1) How to calculate 100(1-\alpha)\% confidence regions of \theta?
If we consider the information matrix
I(\theta) = - \frac{\partial^2 Q}{\partial \theta^2 } |_{\theta = \hat{\theta} }
where Q(\theta | \theta^{(t)}) = E_{Z_i | Y_i, \theta^{(t)}} [ L_0(\theta | X) ], then it was previously shown a 100(1-\alpha)\% confidence interval for \theta
[\hat{\theta} - Z_{\alpha/2} (\frac{1}{\sqrt{I(\theta)}}) , \hat{\theta} + Z_{\alpha/2} (\frac{1}{\sqrt{I(\theta)}}) ]
If we consider a p-dimensional \theta, a 100(1-\alpha)\% likelihood-ratio confidence region would be given by
\{ \theta: 2(l (\hat{\theta}) - l(\theta)) \leq \chi^2_{p, \alpha} \}
On the other than a 100(1-\alpha)\% Wald confidence region would given by
\{ \theta: (\theta - \hat{\theta})^{T} V^{-1} (\theta - \hat{\theta}) \leq \chi^2_{p, \alpha} \}
where V^{-1} is given by - Q^{''}(\hat{\theta}).
2) How to calculate 100(1-\alpha)\% confidence regions of h(\theta) where \frac{\partial h(\theta)}{\partial \theta} exists and is non-zero?
For this question, we are interested in confidence regions of h(\theta) which is a q-dimensional where q \leq p Using the Delta Method and asymptotic efficiency of MLEs [see Casella and Berger (2002) Second Edition, pg 473], the variance of h(\hat{\theta}) is approximated by
\text{Var}[h(\hat{\theta})] \approx [ \frac{\partial h(\theta)}{\partial \theta} |_{\theta = \hat{\theta} } ]^T [I(\theta) |_{\theta = \hat{\theta} } ]^{-1} [ \frac{\partial h(\theta)}{\partial \theta} |_{\theta = \hat{\theta} } ]

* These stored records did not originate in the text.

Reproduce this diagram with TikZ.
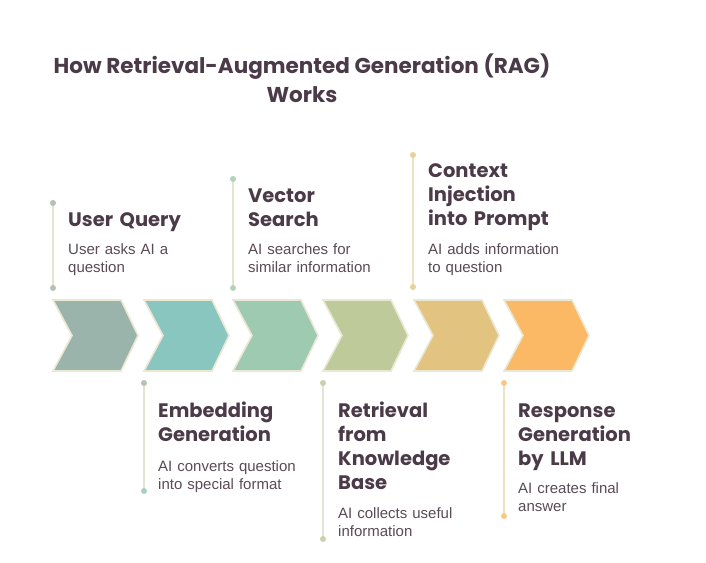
\documentclass[tikz,border=0pt]{standalone}
\usepackage{fontspec}
\setmainfont{Liberation Sans}
\newfontfamily\headfont{Poppins}
\definecolor{ink}{HTML}{4B3A48}
\definecolor{desc}{HTML}{5A4B56}
\definecolor{cA}{HTML}{9AB4AB}
\definecolor{cB}{HTML}{88C6BF}
\definecolor{cC}{HTML}{9DCAB0}
\definecolor{cD}{HTML}{BFCA9B}
\definecolor{cE}{HTML}{E2C37F}
\definecolor{cF}{HTML}{FBB966}
\definecolor{edge}{HTML}{EAE8D3}
\definecolor{stemg}{HTML}{E2E5CF}
\definecolor{stemy}{HTML}{EDE3C0}
\definecolor{dotA}{HTML}{B3C2B5}
\definecolor{dotB}{HTML}{A9D0C5}
\definecolor{dotC}{HTML}{B5D1BF}
\definecolor{dotD}{HTML}{C9D1AE}
\definecolor{dotE}{HTML}{E6D29E}
\definecolor{dotF}{HTML}{F8C885}
\tikzset{
  chev/.style={draw=edge, line width=1.6pt, line join=miter},
  stem/.style={line width=1.6pt},
  head/.style={anchor=base west, inner sep=0pt, text width=160pt, align=left,
    text=ink, font=\headfont\bfseries\fontsize{19.5}{24}\selectfont},
  body/.style={anchor=base west, inner sep=0pt, text width=160pt, align=left,
    text=desc, font=\fontsize{15}{18}\selectfont},
  ttl/.style={inner sep=0pt, text=ink, align=center,
    font=\headfont\bfseries\fontsize{21.5}{29}\selectfont}
}
\begin{document}
\begin{tikzpicture}[x=1pt,y=-1pt]
\useasboundingbox (0,0) rectangle (706,562);
\fill[white] (0,0) rectangle (706,562);

% title
\node[ttl, anchor=base] (title) at (302,102) {How Retrieval-Augmented Generation (RAG)\\Works};

% chevrons
\foreach \x/\c [count=\i] in {53/cA,144/cB,233/cC,323/cD,414/cE,504/cF}{
  \draw[chev, fill=\c] (\x,300) -- ++(68,0) -- ++(17,35.5) -- ++(-17,35.5)
    -- ++(-68,0) -- ++(19,-35.5) -- cycle;
}

% stems (top)
\coordinate (s1a) at (53,203); \coordinate (s1b) at (53,288);
\coordinate (s3a) at (233,179); \coordinate (s3b) at (233,288);
\coordinate (s5a) at (413,155); \coordinate (s5b) at (413,287);
% stems (bottom)
\coordinate (s2a) at (144,383); \coordinate (s2b) at (144,491);
\coordinate (s4a) at (323,383); \coordinate (s4b) at (323,539);
\coordinate (s6a) at (504,383); \coordinate (s6b) at (504,516);

\draw[stem, stemg] (s1a) -- (s1b);
\draw[stem, stemg] (s3a) -- (s3b);
\draw[stem, stemy] (s5a) -- (s5b);
\draw[stem, stemg] (s2a) -- (s2b);
\draw[stem, stemg] (s4a) -- (s4b);
\draw[stem, stemy] (s6a) -- (s6b);
\foreach \p/\c in {s1a/dotA,s1b/dotA,s3a/dotC,s3b/dotC,s5a/dotE,s5b/dotE,
                   s2a/dotA,s2b/dotB,s4a/dotD,s4b/dotD,s6a/dotF,s6b/dotF}{
  \fill[\c] (\p) circle (3pt);
}

% texts top
\node[head] (h1) at (68,226) {User Query};
\node[body] (b1) at (68,254) {User asks AI a\\question};
\node[head] (h3) at (248,202) {Vector\\Search};
\node[body] (b3) at (248,254) {AI searches for\\similar information};
\node[head] (h5) at (428,177) {Context\\Injection\\into Prompt};
\node[body] (b5) at (428,254) {AI adds information\\to question};

% texts bottom
\node[head] (h2) at (158,417) {Embedding\\Generation};
\node[body] (b2) at (158,471) {AI converts question\\into special format};
\node[head] (h4) at (338,417) {Retrieval\\from\\Knowledge\\Base};
\node[body] (b4) at (338,518) {AI collects useful\\information};
\node[head] (h6) at (518,417) {Response\\Generation\\by LLM};
\node[body] (b6) at (518,493) {AI creates final\\answer};
\end{tikzpicture}
\end{document}
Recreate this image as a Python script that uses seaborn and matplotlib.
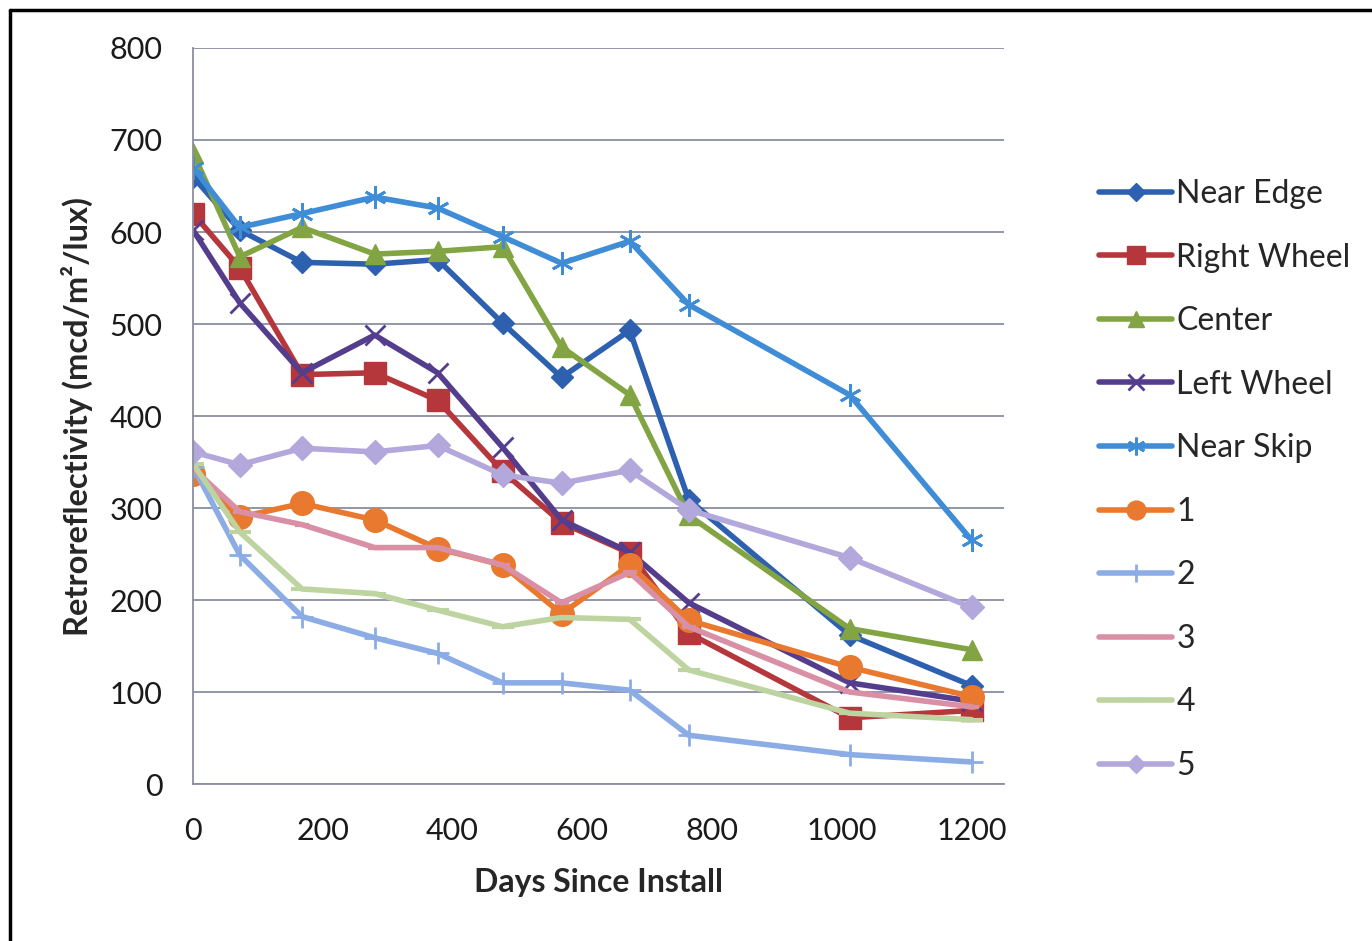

Therefore, a 100(1-\alpha)\% Wald confidence region for h(\theta) would given by
\{ \theta: (h(\theta) - h(\hat{\theta}))^{T} V^{-1} (h(\theta) - h(\hat{\theta})) \leq \chi^2_{p, \alpha} \}
where
V^{-1} = [\text{Var}(h(\hat{\theta}))]^{-1}
For p or q = 2, these confidence regions can easily be plotted using the contour2d() function in R.